(New York, 24 July 2009) – The Global Compact Board, the United Nations’ highest-level advisory body involving business and civil society, met at UN Headquarters in New York today for its first meeting of the year.
Due to his travel schedule, UN Secretary-General Ban Ki-moon, who is also the Board’s chair, was unable to attend the meeting. Deputy Chef de Cabinet Kim Won-soo opened the Board meeting on the Secretary-General’s behalf. In a message read by Mr. Kim, the Secretary-General welcomed new Board members Juan De La Mota (Spain), Charles Holliday (US), Cecilia Ibru (Nigeria), Chey Tae-won (Republic of Korea), Fernando Chico Pardo (Mexico), Jean Rozwadowski (France), and Jamshed Irani (India), who had been appointed earlier this year, bringing the Board to a new total of 24 members.
Noting the Board’s work and progress on human rights, labour and anti-corruption, the Secretary-General asked Board members to intensify their efforts, especially leading up to the third Global Compact Leaders Summit, to be held in June 2010 in New York. He further asked Board members to lend their voice to the UN's Seal the Deal! campaign for a fair, balanced and effective climate agreement in Copenhagen.
Referring to the Global Compact’s integrity measures, a key item on the meeting’s agenda, the Secretary-General expressed his hope that Board members will “ensure that the accountability of the Compact is consistent with its mandate and resources”.
As part of the day’s comprehensive agenda, Board members agreed on the creation of a new working group on environmental stewardship, to be chaired by DuPont Chairman Chad Holliday. The working group will seek to build on synergies between the Global Compact’s existing engagement platforms on climate change (Caring for Climate) and water (The CEO Water Mandate). The working group also aims to garner further business support for the UN’s climate agenda, especially in the lead-up to the critical UN Climate Change Conference (COP 15) in Copenhagen in December.
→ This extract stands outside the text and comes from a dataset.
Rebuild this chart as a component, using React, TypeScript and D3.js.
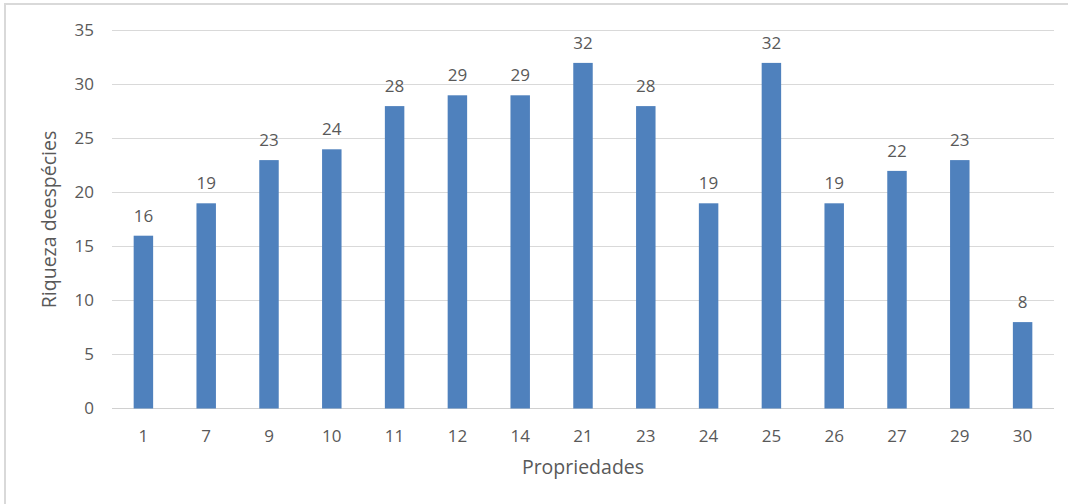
import React from "react";
import * as d3 from "d3";

const categories = ["1", "7", "9", "10", "11", "12", "14", "21", "23", "24", "25", "26", "27", "29", "30"];
const values = [16, 19, 23, 24, 28, 29, 29, 32, 28, 19, 32, 19, 22, 23, 8];
const yTicks = [0, 5, 10, 15, 20, 25, 30, 35];
const yTitle = "Riqueza deespécies";
const xTitle = "Propriedades";

const W = 1068;
const H = 504;
const m = { left: 112, right: 14, top: 30.5, bottom: 95.5 };
const font = "'Open Sans', 'Liberation Sans', sans-serif";
const textColor = "#595959";

export default function App() {
  const x = d3
    .scaleBand<string>()
    .domain(categories)
    .range([m.left, W - m.right])
    .paddingInner(0.69)
    .paddingOuter(0.345);
  const y = d3.scaleLinear().domain([0, 35]).range([H - m.bottom, m.top]);

  return (
    <svg
      width={W}
      height={H}
      style={{ position: "absolute", left: 0, top: 0, background: "#fff" }}
      fontFamily={font}
    >
      <rect x={5} y={4} width={W + 10} height={H + 10} fill="#fff" stroke="#d9d9d9" strokeWidth={2} />
      {yTicks.map((t) => (
        <g key={t}>
          <line x1={m.left} x2={W - m.right} y1={y(t)} y2={y(t)} stroke={t === 0 ? "#d0d0d0" : "#d9d9d9"} strokeWidth={1} />
          <text x={94} y={y(t)} dy="0.35em" textAnchor="end" fontSize={17} fill={textColor}>
            {t}
          </text>
        </g>
      ))}
      {categories.map((c, i) => (
        <g key={c}>
          <rect
            x={x(c)!}
            y={y(values[i])}
            width={x.bandwidth()}
            height={y(0) - y(values[i])}
            fill="#4F81BD"
          />
          <text
            x={x(c)! + x.bandwidth() / 2}
            y={y(values[i]) - 14}
            textAnchor="middle"
            fontSize={17}
            fill={textColor}
          >
            {values[i]}
          </text>
          <text
            x={x(c)! + x.bandwidth() / 2}
            y={442}
            textAnchor="middle"
            fontSize={17}
            fill={textColor}
          >
            {c}
          </text>
        </g>
      ))}
      <text x={583} y={474} textAnchor="middle" fontSize={19.5} fill={textColor}>
        {xTitle}
      </text>
      <text
        transform={`translate(56, ${(m.top + H - m.bottom) / 2}) rotate(-90)`}
        textAnchor="middle"
        fontSize={19.5}
        fill={textColor}
      >
        {yTitle}
      </text>
    </svg>
  );
}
Board members also reaffirmed and supported the Global Compact's recent work to define responsible investment in conflict-affected countries. As in the case of Sudan, the Board welcomed efforts to build Local Networks, involving business and civil society, to advance peace and development.
Regarding the Global Compact’s integrity measures, the Board Board confirmed the Global Compact's approaches in promoting transparency, public accountability and dialogue. The initiative's disclosure (Communication on Progress), brand management and dialogue facilitation policies were reviewed in detail and a number of refinements were agreed upon, especially with regard to the promotion of dialogue and the way the initiative supports other initiatives and instruments.